I was always affected by the pathos of this story and thought it terribly sad until I wrote a paper about it a few years ago and had to look at it from various angles. One thing I hadn't considered was that the myth could be read not as a tragedy but as a story of maturation. Persephone, after all, is a queen in the Underworld and rules there independently of her mother. If they hadn't been separated, she would never have come into a kingdom of her own. From this angle, the myth describes a natural process of growing up, which sometimes happens willingly, and sometimes doesn't. I had never considered what Persephone might be like if she had never left home.

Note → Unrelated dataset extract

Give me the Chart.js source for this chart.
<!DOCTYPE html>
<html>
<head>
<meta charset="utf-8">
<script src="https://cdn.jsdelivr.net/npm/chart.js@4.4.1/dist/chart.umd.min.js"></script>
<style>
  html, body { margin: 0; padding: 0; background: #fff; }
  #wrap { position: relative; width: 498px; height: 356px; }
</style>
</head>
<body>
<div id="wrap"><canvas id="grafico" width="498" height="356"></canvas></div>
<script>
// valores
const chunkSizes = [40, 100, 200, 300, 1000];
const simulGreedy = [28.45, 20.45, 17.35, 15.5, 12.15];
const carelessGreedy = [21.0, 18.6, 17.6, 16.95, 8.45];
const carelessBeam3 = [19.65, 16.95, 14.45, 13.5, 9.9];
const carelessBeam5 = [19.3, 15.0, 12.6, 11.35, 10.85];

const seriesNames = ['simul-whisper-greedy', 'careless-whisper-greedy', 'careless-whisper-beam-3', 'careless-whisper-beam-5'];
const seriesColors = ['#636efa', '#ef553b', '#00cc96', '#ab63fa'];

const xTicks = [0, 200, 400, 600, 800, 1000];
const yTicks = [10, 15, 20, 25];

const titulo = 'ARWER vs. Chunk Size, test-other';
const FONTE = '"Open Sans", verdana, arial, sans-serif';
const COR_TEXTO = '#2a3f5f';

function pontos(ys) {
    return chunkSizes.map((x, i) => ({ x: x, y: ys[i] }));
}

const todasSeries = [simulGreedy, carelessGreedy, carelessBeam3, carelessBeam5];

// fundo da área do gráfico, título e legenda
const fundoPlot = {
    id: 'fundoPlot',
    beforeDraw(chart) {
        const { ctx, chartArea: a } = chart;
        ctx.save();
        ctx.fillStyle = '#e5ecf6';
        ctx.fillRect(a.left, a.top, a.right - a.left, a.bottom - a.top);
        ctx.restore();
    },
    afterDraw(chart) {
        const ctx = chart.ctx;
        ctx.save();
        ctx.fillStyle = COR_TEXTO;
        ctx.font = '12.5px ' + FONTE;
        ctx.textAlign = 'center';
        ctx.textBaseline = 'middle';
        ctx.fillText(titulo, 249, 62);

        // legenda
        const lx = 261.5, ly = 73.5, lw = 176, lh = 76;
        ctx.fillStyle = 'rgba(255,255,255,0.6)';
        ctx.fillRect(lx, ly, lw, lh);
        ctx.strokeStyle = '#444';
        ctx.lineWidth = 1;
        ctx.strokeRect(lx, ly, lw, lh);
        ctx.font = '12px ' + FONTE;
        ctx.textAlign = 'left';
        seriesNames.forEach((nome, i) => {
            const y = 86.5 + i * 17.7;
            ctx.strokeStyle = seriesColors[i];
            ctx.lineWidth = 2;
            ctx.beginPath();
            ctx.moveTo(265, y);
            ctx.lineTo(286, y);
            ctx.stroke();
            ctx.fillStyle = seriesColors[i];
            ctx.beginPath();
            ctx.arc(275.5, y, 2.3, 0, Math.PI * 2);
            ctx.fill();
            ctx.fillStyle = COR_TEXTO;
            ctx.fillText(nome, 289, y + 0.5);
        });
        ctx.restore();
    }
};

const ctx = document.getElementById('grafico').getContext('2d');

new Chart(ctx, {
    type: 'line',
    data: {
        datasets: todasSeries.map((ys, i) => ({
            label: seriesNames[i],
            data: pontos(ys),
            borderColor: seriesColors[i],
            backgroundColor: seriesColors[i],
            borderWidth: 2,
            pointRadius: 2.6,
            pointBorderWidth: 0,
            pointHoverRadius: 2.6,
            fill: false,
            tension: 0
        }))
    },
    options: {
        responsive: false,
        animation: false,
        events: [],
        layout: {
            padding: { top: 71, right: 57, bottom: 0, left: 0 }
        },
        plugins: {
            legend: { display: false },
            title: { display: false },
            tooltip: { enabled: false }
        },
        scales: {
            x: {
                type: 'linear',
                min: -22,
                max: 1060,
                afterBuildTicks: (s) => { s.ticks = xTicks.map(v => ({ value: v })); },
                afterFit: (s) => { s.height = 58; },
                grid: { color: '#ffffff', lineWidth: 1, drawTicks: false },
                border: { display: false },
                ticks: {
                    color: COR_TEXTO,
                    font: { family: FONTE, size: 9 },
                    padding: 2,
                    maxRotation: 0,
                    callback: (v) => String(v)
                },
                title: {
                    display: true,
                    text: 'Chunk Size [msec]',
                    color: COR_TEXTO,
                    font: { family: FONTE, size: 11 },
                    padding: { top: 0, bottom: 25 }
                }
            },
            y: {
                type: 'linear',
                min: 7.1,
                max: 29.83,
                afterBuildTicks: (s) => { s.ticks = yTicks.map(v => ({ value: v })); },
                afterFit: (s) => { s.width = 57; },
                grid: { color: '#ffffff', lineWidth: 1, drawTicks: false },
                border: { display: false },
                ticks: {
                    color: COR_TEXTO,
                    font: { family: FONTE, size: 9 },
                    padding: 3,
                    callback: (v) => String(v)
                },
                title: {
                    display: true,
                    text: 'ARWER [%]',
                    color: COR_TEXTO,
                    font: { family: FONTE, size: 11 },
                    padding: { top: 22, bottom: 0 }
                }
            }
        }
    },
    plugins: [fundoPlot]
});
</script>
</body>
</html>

I was going to get some more yogurt, but when I went to the store yesterday, the shelves of that brand, advertised at $.99 a carton, had been emptied. I was hunting for a substitute when I found another brand called (I'm serious) "The Greek Gods Traditional Greek Yogurt." Well, I knew I had to try it, so even though it only came in big 24-ounce cartons, I bought one. I looked at it just now and noticed that there is a picture of Hermes on the lid. Hermes is the god who entered the Underworld to bring Persephone back to her mother; he is a messenger, able to come and go between all the realms as he pleases, and is also something of a shapeshifter.

This yogurt didn't come in a pomegranate flavor, but they did have honey, and that's what I got. Now the plot thickens. Bees were associated with the Goddess, and Demeter is one form in which she appeared. Honey is connected with the labyrinth, too, in some mysterious way. I have been reading lately about the inscription on a clay tablet, found in ancient Knossos, dating from around 1400 BCE. The inscription reads something like, "One jar of honey to all the gods, one jar of honey to the Mistress of the ? Labyrinth." Ariadne was probably a goddess early on, so this inscription may refer to her.

I don't know what any of this means, unless Hermes is now the buyer for Kroger's dairy department. But I am going to eat a spoonful of the honey yogurt before I go to bed, just to see if it will give me sweet dreams.